§ **Source material**

* * * *

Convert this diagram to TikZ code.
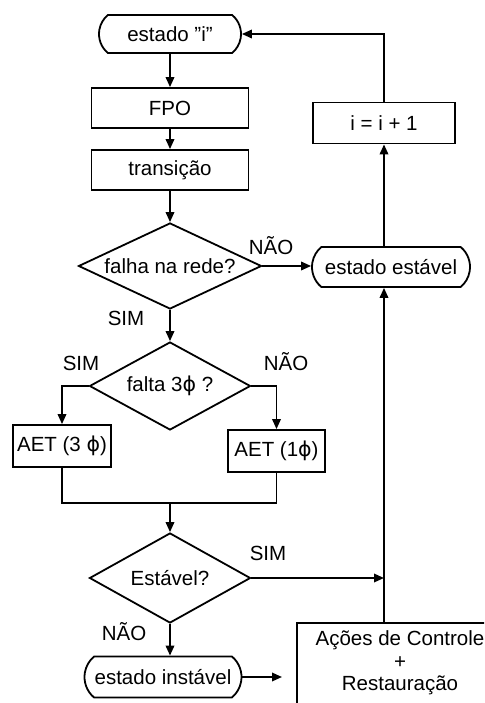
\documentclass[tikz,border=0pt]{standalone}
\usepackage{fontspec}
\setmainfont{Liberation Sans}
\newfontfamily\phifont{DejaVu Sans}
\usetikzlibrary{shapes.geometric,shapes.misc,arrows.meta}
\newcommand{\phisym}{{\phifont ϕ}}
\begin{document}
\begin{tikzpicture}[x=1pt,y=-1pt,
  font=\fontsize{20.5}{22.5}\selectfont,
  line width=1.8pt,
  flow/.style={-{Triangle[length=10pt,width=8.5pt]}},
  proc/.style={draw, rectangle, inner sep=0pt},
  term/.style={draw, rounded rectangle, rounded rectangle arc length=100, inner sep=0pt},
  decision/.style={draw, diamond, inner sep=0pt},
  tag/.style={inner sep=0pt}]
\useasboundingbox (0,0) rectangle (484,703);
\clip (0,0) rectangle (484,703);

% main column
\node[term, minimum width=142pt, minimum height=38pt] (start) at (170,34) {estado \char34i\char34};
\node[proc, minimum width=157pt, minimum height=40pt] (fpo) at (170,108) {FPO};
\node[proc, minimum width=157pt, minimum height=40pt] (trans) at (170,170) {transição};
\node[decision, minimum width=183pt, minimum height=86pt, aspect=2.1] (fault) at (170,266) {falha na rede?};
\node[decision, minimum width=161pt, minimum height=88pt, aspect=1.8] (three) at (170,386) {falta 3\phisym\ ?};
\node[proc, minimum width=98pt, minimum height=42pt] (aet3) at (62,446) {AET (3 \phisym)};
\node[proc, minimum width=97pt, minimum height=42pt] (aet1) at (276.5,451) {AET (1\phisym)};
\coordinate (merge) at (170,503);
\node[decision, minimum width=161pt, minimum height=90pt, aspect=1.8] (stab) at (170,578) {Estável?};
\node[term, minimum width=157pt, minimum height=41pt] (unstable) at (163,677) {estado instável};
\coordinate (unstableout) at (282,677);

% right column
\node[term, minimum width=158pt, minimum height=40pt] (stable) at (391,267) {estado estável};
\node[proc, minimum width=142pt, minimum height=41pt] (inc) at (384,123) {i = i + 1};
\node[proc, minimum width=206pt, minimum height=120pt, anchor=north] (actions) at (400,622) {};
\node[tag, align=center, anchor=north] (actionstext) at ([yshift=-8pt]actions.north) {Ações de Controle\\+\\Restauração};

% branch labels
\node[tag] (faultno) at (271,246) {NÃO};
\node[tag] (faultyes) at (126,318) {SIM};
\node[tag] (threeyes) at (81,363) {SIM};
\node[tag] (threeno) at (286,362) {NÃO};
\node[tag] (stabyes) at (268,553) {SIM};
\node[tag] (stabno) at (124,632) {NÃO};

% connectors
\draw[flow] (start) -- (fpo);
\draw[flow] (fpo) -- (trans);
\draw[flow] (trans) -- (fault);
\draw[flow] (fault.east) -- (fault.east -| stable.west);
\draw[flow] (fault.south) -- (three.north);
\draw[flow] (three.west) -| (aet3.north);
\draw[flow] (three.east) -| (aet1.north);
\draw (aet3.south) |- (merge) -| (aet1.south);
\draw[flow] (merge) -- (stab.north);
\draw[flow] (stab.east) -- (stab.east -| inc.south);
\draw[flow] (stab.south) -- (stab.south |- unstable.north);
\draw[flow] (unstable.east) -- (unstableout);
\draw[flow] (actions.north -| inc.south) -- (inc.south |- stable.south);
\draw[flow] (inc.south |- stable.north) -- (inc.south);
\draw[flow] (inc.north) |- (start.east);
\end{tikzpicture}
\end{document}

* * * *

Skip every picture and transcribe the data above exactly.

Convert this diagram to TikZ code.
\documentclass[tikz,border=0pt]{standalone}
\usepackage{fontspec}
\setmainfont{Liberation Sans}
\newfontfamily\phifont{DejaVu Sans}
\usetikzlibrary{shapes.geometric,shapes.misc,arrows.meta}
\newcommand{\phisym}{{\phifont ϕ}}
\begin{document}
\begin{tikzpicture}[x=1pt,y=-1pt,
  font=\fontsize{20.5}{22.5}\selectfont,
  line width=1.8pt,
  flow/.style={-{Triangle[length=10pt,width=8.5pt]}},
  proc/.style={draw, rectangle, inner sep=0pt},
  term/.style={draw, rounded rectangle, rounded rectangle arc length=100, inner sep=0pt},
  decision/.style={draw, diamond, inner sep=0pt},
  tag/.style={inner sep=0pt}]
\useasboundingbox (0,0) rectangle (484,703);
\clip (0,0) rectangle (484,703);

% main column
\node[term, minimum width=142pt, minimum height=38pt] (start) at (170,34) {estado \char34i\char34};
\node[proc, minimum width=157pt, minimum height=40pt] (fpo) at (170,108) {FPO};
\node[proc, minimum width=157pt, minimum height=40pt] (trans) at (170,170) {transição};
\node[decision, minimum width=183pt, minimum height=86pt, aspect=2.1] (fault) at (170,266) {falha na rede?};
\node[decision, minimum width=161pt, minimum height=88pt, aspect=1.8] (three) at (170,386) {falta 3\phisym\ ?};
\node[proc, minimum width=98pt, minimum height=42pt] (aet3) at (62,446) {AET (3 \phisym)};
\node[proc, minimum width=97pt, minimum height=42pt] (aet1) at (276.5,451) {AET (1\phisym)};
\coordinate (merge) at (170,503);
\node[decision, minimum width=161pt, minimum height=90pt, aspect=1.8] (stab) at (170,578) {Estável?};
\node[term, minimum width=157pt, minimum height=41pt] (unstable) at (163,677) {estado instável};
\coordinate (unstableout) at (282,677);

% right column
\node[term, minimum width=158pt, minimum height=40pt] (stable) at (391,267) {estado estável};
\node[proc, minimum width=142pt, minimum height=41pt] (inc) at (384,123) {i = i + 1};
\node[proc, minimum width=206pt, minimum height=120pt, anchor=north] (actions) at (400,622) {};
\node[tag, align=center, anchor=north] (actionstext) at ([yshift=-8pt]actions.north) {Ações de Controle\\+\\Restauração};

% branch labels
\node[tag] (faultno) at (271,246) {NÃO};
\node[tag] (faultyes) at (126,318) {SIM};
\node[tag] (threeyes) at (81,363) {SIM};
\node[tag] (threeno) at (286,362) {NÃO};
\node[tag] (stabyes) at (268,553) {SIM};
\node[tag] (stabno) at (124,632) {NÃO};

% connectors
\draw[flow] (start) -- (fpo);
\draw[flow] (fpo) -- (trans);
\draw[flow] (trans) -- (fault);
\draw[flow] (fault.east) -- (fault.east -| stable.west);
\draw[flow] (fault.south) -- (three.north);
\draw[flow] (three.west) -| (aet3.north);
\draw[flow] (three.east) -| (aet1.north);
\draw (aet3.south) |- (merge) -| (aet1.south);
\draw[flow] (merge) -- (stab.north);
\draw[flow] (stab.east) -- (stab.east -| inc.south);
\draw[flow] (stab.south) -- (stab.south |- unstable.north);
\draw[flow] (unstable.east) -- (unstableout);
\draw[flow] (actions.north -| inc.south) -- (inc.south |- stable.south);
\draw[flow] (inc.south |- stable.north) -- (inc.south);
\draw[flow] (inc.north) |- (start.east);
\end{tikzpicture}
\end{document}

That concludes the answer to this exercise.